А между тем, чудо случилось в лице попавшего к нам из столицы Данила Артёмовича Переверзева. Новый школьный методист сразу как-то приглянулся всем, но не директрисе. Уж не знаю, за что она его невзлюбила, но злые языки завучей «шептали» на всю школу, что когда-то кому-то обещали директорское кресло в одном московском лицее. За какие заслуги неизвестно, но обещать-то обещали, только не дали. С тех самых пор у директора предвзятое отношение к москвичам. Данил Артёмович заочно поставил ей диагноз – москвофобия. Глухая провинция, сказал он, таким категорически показана, она их лечит, поддерживая на плаву.
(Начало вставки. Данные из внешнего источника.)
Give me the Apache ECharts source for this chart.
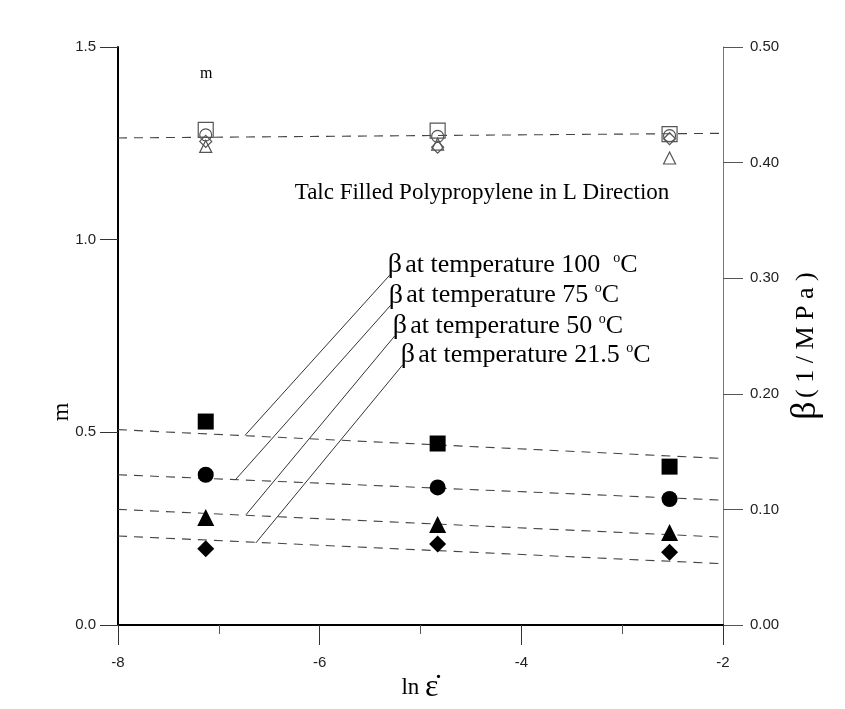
<!DOCTYPE html>
<html>
<head>
<meta charset="utf-8">
<script src="https://cdn.jsdelivr.net/npm/echarts@6/dist/echarts.min.js"></script>
<style>
  html, body { margin: 0; padding: 0; background: #fff; }
  #chart { width: 845px; height: 709px; }
</style>
</head>
<body>
<div id="chart"></div>
<script>
// ln of strain rate at which the tests were run
const lnRate = [-7.13, -4.83, -2.53];

// exponent m (left axis), open symbols, one array per temperature
const m100 = [1.285, 1.283, 1.274];
const m75 = [1.272, 1.268, 1.270];
const m50 = [1.242, 1.248, 1.212];
const m215 = [1.255, 1.240, 1.262];

// beta in 1/MPa (right axis), filled symbols
const beta100 = [0.176, 0.157, 0.137];
const beta75 = [0.130, 0.119, 0.109];
const beta50 = [0.093, 0.087, 0.080];
const beta215 = [0.066, 0.070, 0.063];

// dashed trend lines, evaluated at both ends of the x range
const fitX = [-8, -2];
const mFit = [1.264, 1.276];
const betaFit100 = [0.169, 0.144];
const betaFit75 = [0.130, 0.108];
const betaFit50 = [0.100, 0.076];
const betaFit215 = [0.077, 0.053];

// leader lines from each trend line up to its caption (x, m)
const leadX100 = [-6.741, -5.305];
const leadM100 = [0.492, 0.908];
const leadX75 = [-6.839, -5.295];
const leadM75 = [0.376, 0.830];
const leadX50 = [-6.731, -5.256];
const leadM50 = [0.286, 0.750];
const leadX215 = [-6.633, -5.177];
const leadM215 = [0.213, 0.675];

const tempText = ['100  ', '75 ', '50 ', '21.5 '];

// tick values
const xTicks = [-8, -6, -4, -2];
const mTicks = [0, 0.5, 1.0, 1.5];
const betaTicks = [0, 0.1, 0.2, 0.3, 0.4, 0.5];

const pairs = (xs, ys) => xs.map((x, i) => [x, ys[i]]);

const SERIF = '"Liberation Serif", "DejaVu Serif", serif';
const SANS = '"Liberation Sans", Arial, sans-serif';
const INK = '#000';

const openStyle = { color: 'rgba(0,0,0,0)', borderColor: '#555', borderWidth: 1.2, opacity: 1 };
const filledStyle = { color: INK, opacity: 1 };
const dash = { color: '#444', width: 1.1, type: [9, 7] };

function openSeries(sym, size, ys) {
  return { type: 'scatter', xAxisIndex: 0, yAxisIndex: 0, symbol: sym, symbolSize: size,
    itemStyle: openStyle, data: pairs(lnRate, ys), silent: true, z: 4 };
}
function filledSeries(sym, size, ys) {
  return { type: 'scatter', xAxisIndex: 0, yAxisIndex: 1, symbol: sym, symbolSize: size,
    itemStyle: filledStyle, data: pairs(lnRate, ys), silent: true, z: 5 };
}
function fitSeries(ys, axis) {
  return { type: 'line', xAxisIndex: 0, yAxisIndex: axis, symbol: 'none',
    lineStyle: dash, data: pairs(fitX, ys), silent: true, z: 3 };
}
function leaderSeries(xs, ys) {
  return { type: 'line', xAxisIndex: 0, yAxisIndex: 0, symbol: 'none',
    lineStyle: { color: '#333', width: 1 }, data: pairs(xs, ys), silent: true, z: 3 };
}

const captionPoints = [
  [leadX100[1], leadM100[1], tempText[0]],
  [leadX75[1], leadM75[1], tempText[1]],
  [leadX50[1], leadM50[1], tempText[2]],
  [leadX215[1], leadM215[1], tempText[3]]
];

const chart = echarts.init(document.getElementById('chart'), null, { renderer: 'canvas' });

chart.setOption({
  animation: false,
  backgroundColor: '#fff',
  grid: { left: 118, right: 122, top: 47, bottom: 84 },
  xAxis: {
    type: 'value', min: -8, max: -2, interval: 2,
    axisLine: { show: true, lineStyle: { color: INK, width: 2 } },
    axisTick: { show: true, inside: false, length: 20, lineStyle: { color: '#333', width: 1 },
      customValues: xTicks },
    minorTick: { show: true, splitNumber: 2, length: 9, lineStyle: { color: '#555', width: 1 } },
    axisLabel: { margin: 30, color: '#222', fontFamily: SANS, fontSize: 15, customValues: xTicks },
    splitLine: { show: false }
  },
  yAxis: [
    {
      type: 'value', min: 0, max: 1.5, interval: 0.5, position: 'left',
      axisLine: { show: true, onZero: false, lineStyle: { color: INK, width: 2 } },
      axisTick: { show: true, inside: false, length: 18, lineStyle: { color: '#333', width: 1 },
        customValues: mTicks },
      axisLabel: { margin: 22, color: '#222', fontFamily: SANS, fontSize: 15,
        customValues: mTicks, formatter: v => v.toFixed(1) },
      splitLine: { show: false }
    },
    {
      type: 'value', min: 0, max: 0.5, interval: 0.1, position: 'right',
      axisLine: { show: true, onZero: false, lineStyle: { color: '#777', width: 1 } },
      axisTick: { show: true, inside: false, length: 20, lineStyle: { color: '#555', width: 1 },
        customValues: betaTicks },
      axisLabel: { margin: 27, color: '#222', fontFamily: SANS, fontSize: 15,
        customValues: betaTicks, formatter: v => v.toFixed(2) },
      splitLine: { show: false }
    }
  ],
  series: [
    fitSeries(mFit, 0),
    fitSeries(betaFit100, 1),
    fitSeries(betaFit75, 1),
    fitSeries(betaFit50, 1),
    fitSeries(betaFit215, 1),
    openSeries('rect', 15, m100),
    openSeries('circle', 12, m75),
    openSeries('triangle', 12, m50),
    openSeries('diamond', 12, m215),
    filledSeries('rect', 16, beta100),
    filledSeries('circle', 16, beta75),
    filledSeries('triangle', 17, beta50),
    filledSeries('diamond', 17, beta215),
    leaderSeries(leadX100, leadM100),
    leaderSeries(leadX75, leadM75),
    leaderSeries(leadX50, leadM50),
    leaderSeries(leadX215, leadM215),
    {
      type: 'scatter', xAxisIndex: 0, yAxisIndex: 0, symbolSize: 0, silent: true, z: 6,
      itemStyle: { opacity: 1 },
      data: captionPoints,
      label: {
        show: true, position: 'right', distance: 0, offset: [-2, -10],
        formatter: p => '{b|β} {t|at temperature ' + p.value[2] + '}{o|o}{t|C}',
        rich: {
          b: { fontFamily: SERIF, fontSize: 28, color: INK, opacity: 1 },
          t: { fontFamily: SERIF, fontSize: 26, color: INK, opacity: 1 },
          o: { fontFamily: SERIF, fontSize: 14, color: INK, verticalAlign: 'top', padding: [0, 0, 14, 0] }
        }
      }
    }
  ],
  graphic: [
    { type: 'text', left: 200, top: 66,
      style: { text: 'm', font: '16px ' + SERIF, fill: INK } },
    { type: 'text', x: 482, y: 193,
      style: { text: 'Talc Filled Polypropylene in L Direction', font: '23px ' + SERIF,
        fill: INK, align: 'center', verticalAlign: 'middle' } },
    { type: 'text', x: 62, y: 412, rotation: Math.PI / 2,
      style: { text: 'm', font: '24px ' + SERIF, fill: INK, align: 'center', verticalAlign: 'middle' } },
    { type: 'text', x: 806, y: 346, rotation: Math.PI / 2,
      style: {
        text: '{b|β} {t|( 1 / M P a )}', align: 'center', verticalAlign: 'middle',
        rich: {
          b: { fontFamily: SERIF, fontSize: 36, fill: INK },
          t: { fontFamily: SERIF, fontSize: 26, fill: INK }
        }
      } },
    { type: 'text', x: 420, y: 688,
      style: {
        text: '{t|ln }{e|ε̇}', align: 'center', verticalAlign: 'middle',
        rich: {
          t: { fontFamily: SERIF, fontSize: 23, fill: INK },
          e: { fontFamily: SERIF, fontSize: 32, fill: INK }
        }
      } }
  ]
});
</script>
</body>
</html>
У Переверзева были, кстати говоря, те же симптомы. Вырос себе в рабочем районе Ижевска, переехал учиться в столицу, прожил двенадцать лет и съехал оттуда в нашу дичь, искренне жалея москвичей, страдающих от выхлопных газов и перенаселённости. Себя он тоже жалел, но задним числом, как бы в прошедшем времени. В нашей школе ему, похоже, нравилось, во всяком случае, до тех самых пор, пока директриса не нашла способа избавиться от допекавшего её коллеги. Для меня Переверзев стал тем самым человеком, сильно раздвинувшем границы шахмат. Шахматы он не любил, он их боготворил. Когда рассказывал о гамбитах, миттельшпилях и эндшпилях, его руки легонько потряхивало от возбуждения. «Это, брат, такая гимнастика для мозгов, – приговаривал он, раскладывая фигуры на доске, – которая отнюдь не предполагает душевного здоровья».